One: the paper twigs. I’ve taken a small break from these. I thought I had finished, but I think I want to make a few more. Mostly because I am still unsure what they mean to me, these false leads, these interlopers… they’re not real, but are they still useful to me?

Two: the drawings of stones on fabric. As with most things I embark upon, I feel the need to have more, am compelled to keep making them. Unfortunately I have run out of materials, so I am on a bit of a hunt for more cotton and linen sheets and tablecloths. Ideally I want old and worn out ones. Holes are fine. Not sure about stains though.(If you are reading this and you have some, please do get in touch!)

I don’t know what these mean to me either really.

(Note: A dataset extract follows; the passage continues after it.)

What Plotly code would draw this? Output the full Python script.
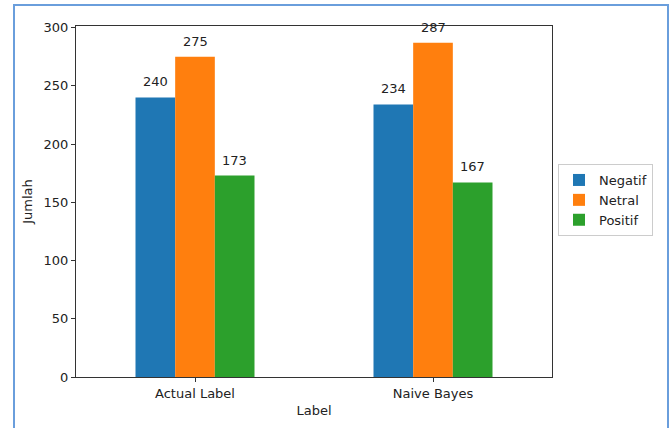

I know I am intrigued by the “weight” of the stones, floating around, ungrounded (like they were on the paper drawings). The fabric makes them lighter, and adds movement. They waft around in the draughts of the studio. The placing of the stones makes a difference, they either sink to the bottom of the sheet, or they are suspended in space half way up, or perhaps they are floating in water.

They have grown out of the work done with the twigs… sticks and stones… but I am still pondering the relationships. They have no identity as yet. In the paper drawings, I had them posing as adults to the children, but that doesn’t really work for this… they have their own role to play.

I have, however, learned to trust my compulsions to make. While my hands draw, and manipulate the fabric, my brain is doing something else.

At some point, all will become clear, I am confident.